Talk of ending the cheap and popular form of transport has been going on for years, but the state government said an end was now in sight with plans to amend the 1919 Hackney-Carriage Act governing slow-moving vehicles.

"The bill will be placed before the house in the coming week," said West Bengal Transport Minister Subhas Chakravarty.

"Hand-pulled rickshaws do not match with the changing scenario of the city," he said.

The ruling Left Front has a massive majority in the 294-member house.

But the announcement has thrown the spindly legged, rag-clad rickshaw pullers – immortalised as a symbol of Kolkata in books such as Dominique Lapierre’s "City of Joy" — into turmoil.

City authorities say there are 5,937 registered hand-pulled rickshaws, but a Congress party lawmaker said the number was more than 40,000.

The men, known as "human horses", worry about how they will earn their living when the ban takes effect and their rickshaws can no longer ply the eastern city’s serpentine, congested alleys.

"Running a rickshaw is no more inhuman than working in the mines or in the fields," said Somen Mitra, leader of the Kolkata Rickshaw Pullers Union.

"The rickshaw pullers must be offered a proper rehabilitation package" so they can earn their living after the ban, he said.

The rickshaw pullers, whose wiry bodies glisten with perspiration as they haul their human loads in Kolkata’s steamy heat, earn around 100 rupees (2.25 dollars) a day.

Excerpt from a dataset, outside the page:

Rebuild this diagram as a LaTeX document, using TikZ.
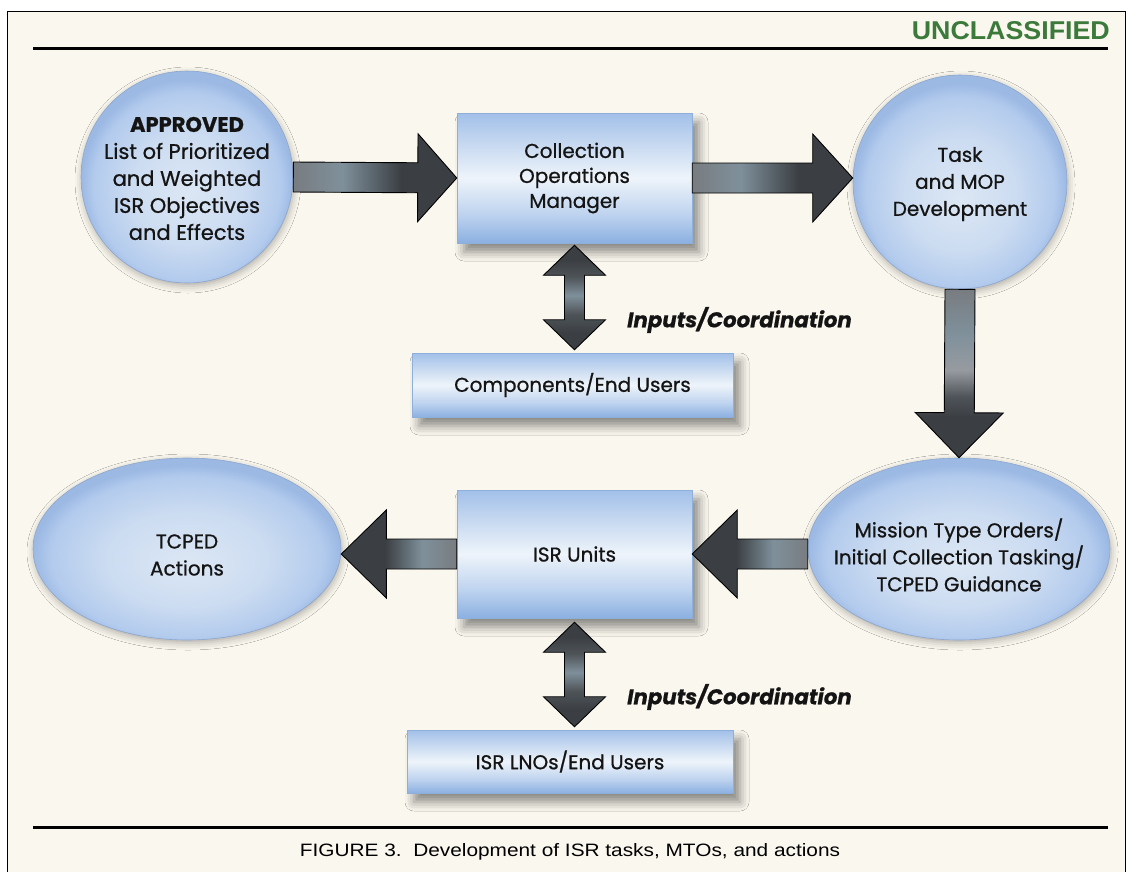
\documentclass[tikz,border=0pt]{standalone}
\usepackage{fontspec}
\setmainfont{Poppins}[FakeBold=0.75]
\newfontfamily\capfont{Liberation Sans}
\usetikzlibrary{calc,shapes.geometric,shadows.blur}

\definecolor{cream}{HTML}{FAF7EE}
\definecolor{ugreen}{HTML}{3C7A3C}
\definecolor{ink}{HTML}{141414}
% box shading colours
\definecolor{bxT}{HTML}{A2C0E9}
\definecolor{bxTm}{HTML}{CADBF1}
\definecolor{bxL}{HTML}{EEF4FA}
\definecolor{bxBm}{HTML}{BED3EF}
\definecolor{bxB}{HTML}{8BB0E1}
\definecolor{boxline}{HTML}{8EAFDA}
% orb shading colours
\definecolor{blC}{HTML}{DCE7F4}
\definecolor{blM}{HTML}{CCDCF1}
\definecolor{blE}{HTML}{B3CBED}
\definecolor{blO}{HTML}{9CB9E4}
\definecolor{orbline}{HTML}{8CA6CC}
% arrow colours
\definecolor{agD}{HTML}{3B3F43}
\definecolor{agM}{HTML}{4E5357}
\definecolor{agG}{HTML}{787C80}
\definecolor{agB}{HTML}{7F909B}
\definecolor{agL}{HTML}{979BA0}

\pgfdeclareverticalshading{boxsh}{100bp}{color(0bp)=(bxB); color(25bp)=(bxB); color(36bp)=(bxBm); color(50bp)=(bxL); color(62bp)=(bxTm); color(75bp)=(bxT); color(100bp)=(bxT)}
\pgfdeclareradialshading{orbsh}{\pgfpoint{0bp}{-4bp}}{color(0bp)=(blC); color(13bp)=(blM); color(22bp)=(blE); color(25bp)=(blO); color(50bp)=(blO)}
\pgfdeclarehorizontalshading{arrR}{100bp}{color(0bp)=(agG); color(25bp)=(agG); color(40bp)=(agB); color(58bp)=(agD); color(75bp)=(agD); color(100bp)=(agD)}
\pgfdeclarehorizontalshading{arrL}{100bp}{color(0bp)=(agD); color(25bp)=(agD); color(44bp)=(agD); color(60bp)=(agB); color(75bp)=(agG); color(100bp)=(agG)}
\pgfdeclareverticalshading{arrD}{100bp}{color(0bp)=(agD); color(37bp)=(agD); color(43bp)=(agM); color(51bp)=(agL); color(62bp)=(agB); color(75bp)=(agG); color(100bp)=(agG)}
\pgfdeclareverticalshading{arrV}{100bp}{color(0bp)=(agD); color(33bp)=(agD); color(42bp)=(agM); color(51bp)=(agB); color(60bp)=(agM); color(68bp)=(agD); color(100bp)=(agD)}

% fat single arrow: #1 style, #2 tail, #3 tip, #4 head length
\newcommand\fatarrow[4]{%
  \coordinate (fah) at ($(#3)!#4!(#2)$);
  \path[#1] ($(#2)!15pt!90:(#3)$) -- ($(fah)!15pt!90:(#3)$) -- ($(fah)!44pt!90:(#3)$)
    -- (#3) -- ($(fah)!44pt!-90:(#3)$) -- ($(fah)!15pt!-90:(#3)$) -- ($(#2)!15pt!-90:(#3)$) -- cycle;}
% fat double arrow: #1 style, #2 one tip, #3 other tip (named coordinates)
\newcommand\fatdouble[3]{%
  \coordinate (dah1) at ($(#2)!30pt!(#3)$);
  \coordinate (dah2) at ($(#3)!30pt!(#2)$);
  \path[#1] (#2) -- ($(dah1)!31pt!90:(#3)$) -- ($(dah1)!10pt!90:(#3)$) -- ($(dah2)!10pt!-90:(#2)$)
    -- ($(dah2)!31pt!-90:(#2)$) -- (#3) -- ($(dah2)!31pt!90:(#2)$) -- ($(dah2)!10pt!90:(#2)$)
    -- ($(dah1)!10pt!-90:(#3)$) -- ($(dah1)!31pt!-90:(#3)$) -- cycle;}

\tikzset{
  orb/.style={circle, inner sep=0pt, minimum size=#1, shading=orbsh, draw=orbline, line width=0.6pt,
    blur shadow={shadow xshift=1pt, shadow yshift=-3pt, shadow blur radius=7pt, shadow opacity=30}},
  oval/.style={ellipse, inner sep=0pt, shading=orbsh, draw=orbline, line width=0.6pt,
    blur shadow={shadow xshift=1pt, shadow yshift=-3pt, shadow blur radius=7pt, shadow opacity=30}},
  panel/.style={rectangle, inner sep=0pt, shading=boxsh, draw=boxline, line width=0.5pt,
    text=ink, font=\fontsize{20}{25}\selectfont, align=center,
    blur shadow={shadow xshift=7pt, shadow yshift=-9pt, shadow blur radius=9pt, shadow opacity=45}},
  lbl/.style={inner sep=0pt, text=ink, font=\fontsize{20}{27}\selectfont, align=center},
  coord/.style={inner sep=0pt, text=ink, font=\fontsize{21.3}{23}\selectfont\bfseries\itshape, anchor=west},
  rshaft/.style={shading=arrR, draw=black, line width=0.9pt, line join=miter},
  lshaft/.style={shading=arrL, draw=black, line width=0.9pt, line join=miter},
  dshaft/.style={shading=arrD, draw=black, line width=0.9pt, line join=miter},
  vshaft/.style={shading=arrV, draw=black, line width=0.9pt, line join=miter},
}

\begin{document}
\begin{tikzpicture}[x=1pt,y=-1pt]
\useasboundingbox (0,0) rectangle (1126,871);
\fill[white] (0,0) rectangle (1126,871);
\draw[fill=cream, line width=1pt] (7,11) rectangle (1125,885);
\draw[line width=3pt] (33,48) -- (1108,48);
\draw[line width=3pt] (33,827) -- (1108,827);

\node[inner sep=0pt, anchor=east, text=ugreen] (uncl) at (1110,31)
  {\resizebox{198pt}{18pt}{\capfont\bfseries UNCLASSIFIED}};
\node[inner sep=0pt] (cap) at (570,852)
  {\resizebox{540pt}{13pt}{\capfont FIGURE 3.\ \ Development of ISR tasks, MTOs, and actions}};

% shapes
\node[orb=212pt] (c1) at (187,177) {};
\node[lbl, font=\fontsize{21}{27}\selectfont] (c1t) at (187,178.5) {\textbf{APPROVED}\\List of Prioritized\\and Weighted\\ISR Objectives\\and Effects};

\node[panel, minimum width=235pt, minimum height=130pt] (com) at (574.5,178) {Collection\\Operations\\Manager};

\node[orb=214pt] (c2) at (960,182) {};
\node[lbl] (c2t) at (960,184) {Task\\and MOP\\Development};

\node[panel, minimum width=321pt, minimum height=64pt] (comp) at (572.5,385) {Components/End Users};

\node[oval, minimum width=302pt, minimum height=182pt] (mto) at (959,549) {};
\node[lbl] (mtot) at (959,555) {Mission Type Orders/\\Initial Collection Tasking/\\TCPED Guidance};

\node[panel, minimum width=235pt, minimum height=128pt] (isr) at (574.5,554) {ISR Units};

\node[oval, minimum width=308pt, minimum height=182pt] (tcp) at (187,549) {};
\node[lbl] (tcpt) at (187,555) {TCPED\\Actions};

\node[panel, minimum width=326pt, minimum height=63pt] (lno) at (570,761.5) {ISR LNOs/End Users};

\node[coord] (in1) at (627,320) {Inputs/Coordination};
\node[coord] (in2) at (627,697) {Inputs/Coordination};

% arrow end points
\coordinate (a2t) at (c2.west |- com.east);
\coordinate (a4s) at (mto.west |- isr.east);
\coordinate (a5t) at (tcp.east |- isr.west);
\coordinate (d1a) at ($(com.south)+(0,2)$);
\coordinate (d1b) at ($(comp.north -| com.south)+(0,-3)$);
\coordinate (d2a) at ($(isr.south)+(0,4)$);
\coordinate (d2b) at ($(lno.north -| isr.south)+(0,-3)$);

% arrows
\fatarrow{rshaft}{c1.east}{com.west}{39pt}
\fatarrow{rshaft}{com.east}{a2t}{40pt}
\fatarrow{dshaft}{c2.south}{mto.north}{45pt}
\fatarrow{lshaft}{a4s}{isr.east}{45pt}
\fatarrow{lshaft}{isr.west}{a5t}{45pt}
\fatdouble{vshaft}{d1a}{d1b}
\fatdouble{vshaft}{d2a}{d2b}
\end{tikzpicture}
\end{document}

Most sleep, eat and live on the city’s crowded pavements.

Mitra said a single rickshaw was pulled by up to four men in rotation in a day. Most are poor people from neighbouring states, who do not own the vehicles and pay a considerable chunk of their earnings a day to the owner.

"We smile when our customers call us ‘human horses’. The government will snatch our smile if the rickshaws are banned," said 20-year-old Aktar Ali.

"We have nothing to do if the rickshaws are banned, we will starve," said Rakib Hussein, who has been in the business for more than 15 years.

Kolkata residents, who use the rickshaws to commute short distances in narrow bylanes, said the ban would be a loss for them as well.

"It is good mode of transport for short journey in narrow streets, particularly in the rainy season, when taxis and auto-rickshaw won’t agree to take you," said Pallabi Roy, 25, who drops her son to school in a rickshaw.

Legislators said they would discuss a rehabilitation package.

Mayor Bhattacharya said the government was considering a move to replace the hand-pulled rickshaws with cycle or motor ones. He did not, however, say whether the government would provide the rickshaw runners with the new vehicles.

In 1996 the state government outlawed hand-pulled rickshaws, only to back down in the face of huge protests. A year later, it offered rickshaw pullers 7,000 rupees to turn in their vehicles but had no takers.